The future of teaching is a topic I often think about as it directly impacts not only my career, but where today’s children are heading.
All it takes is a semblance of honesty and a bit of observation to know we are in the middle of a paradigm shift on how education works. The models of the past are broken and despite the call for nostalgia by people who felt the old ways were better, they’re not coming back.
Many teachers today are either embracing the change and running along with it, or fighting against the current by admonishing how students can’t handle “the basics” anymore (basics being rote memorization, timed tests and other artifacts that have been proven to be ineffective for learning, but easy for assessment).
The public seems to sway one way or the other as well.
Let’s not kid ourselves — the needs of students have changed and it’s becoming increasingly difficult to provide individualized education to each child in the context of a classroom with over twenty students. Many of my colleagues do an excellent job, but burnout is now a major concern.
There’s also the growing divide between students who come from families that can provide direct support to their child’s future and those who cannot. In the latter case, the hope is these students become self-motivated enough to see education is a means to change the course of their future.
The focus for years was on getting these failing students to see the value in education in order to pass. Unfortunately, this was done at the expense of motivating other students to higher levels of achievement, resulting in a strive for mediocrity as the norm.
However, just as the economic middle class is disappearing in our global economy, the “average” student is disappearing alongside it. There’s pressure to get an A, or to resign oneself to getting a passing grade in order to move on.
What makes closing the gap difficult is finding the motivating factors for each student and carefully selecting appropriate challenges for their skill level. Challenge them just enough and they will stretch themselves to learn and improve.
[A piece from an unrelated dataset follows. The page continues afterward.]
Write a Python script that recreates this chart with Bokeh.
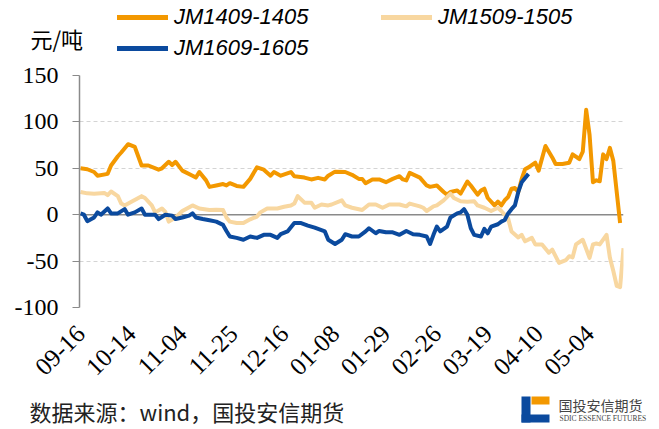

If the challenge is too hard, they resign. If it’s too easy, they get bored. The sweet spot is somewhere in the middle, but again, it’s different for every student.
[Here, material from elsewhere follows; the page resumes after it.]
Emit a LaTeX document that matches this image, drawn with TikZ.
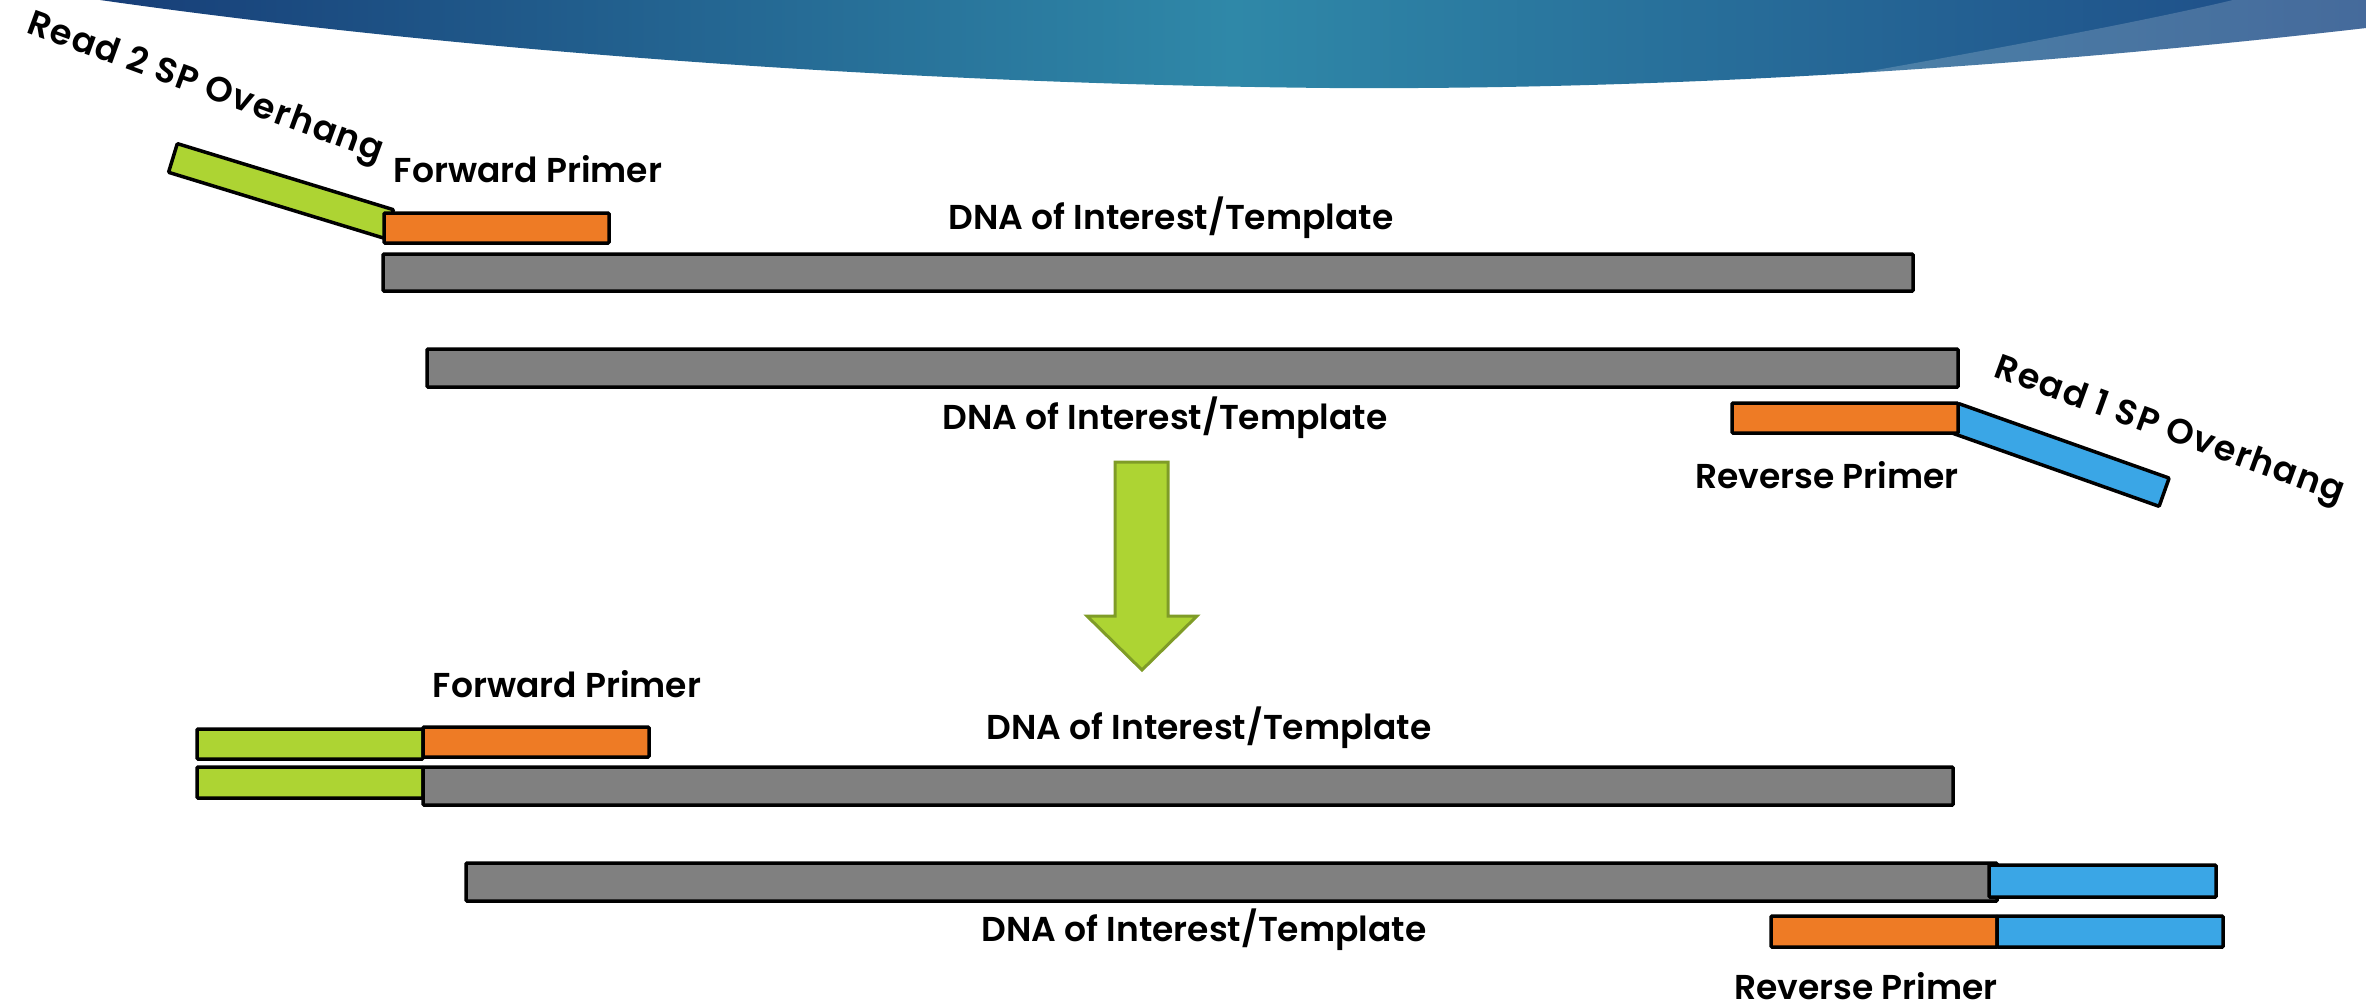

The promise of AI is to level the playing field by using algorithms from student input to always hit that middle ground. In doing so, it can increase the rate of learning for each student by almost four times what they currently get in today’s education.
In other words, it’s promising a truly individualized education that is four times more effective than even the best classroom teachers.
Considering the current technology of accurately predicting what a user will like next on a platform based on their history, we’re not far off from this being a reality. Whatever my thoughts are about the impact of this technology on education, it won’t stop it from coming.
Globally, there is going to be a massive disruption in many industries with AI, but I want to focus specifically on teachers.
Every time a new technology comes to pass, there is someone claiming it will be the end of teachers.
Sound? We can record the best lectures on vinyl and play it for students!
Video? Now we can record the best teachers giving their lessons and play it for students!
Internet? It’s the best of the above two and we now have online courses! You don’t even need to be in a classroom anymore.
MOOC? The best university professors putting their courses online, with video, for free? Higher education just got massively disrupted!
None of those have killed the profession of teaching and I don’t predict AI will either. Why?
Give a student a device that can access the Internet, with all the knowledge of humanity and accessible tools that we couldn’t even fathom ten years ago, and what are they going to do with it?
Entertain themselves.
Watch videos, play games, message each other, etc.
Someone, somewhere at some point, is going to have to hold them accountable.
This is where I see the teaching profession going in the next ten years. It is going to transform, but with a merging of technological tools and re-thinking of the education system itself: teachers as co-learners, accountability partners and motivators.
Then again, I could be completely wrong and at that point, you can hold me accountable for making such an audacious claim.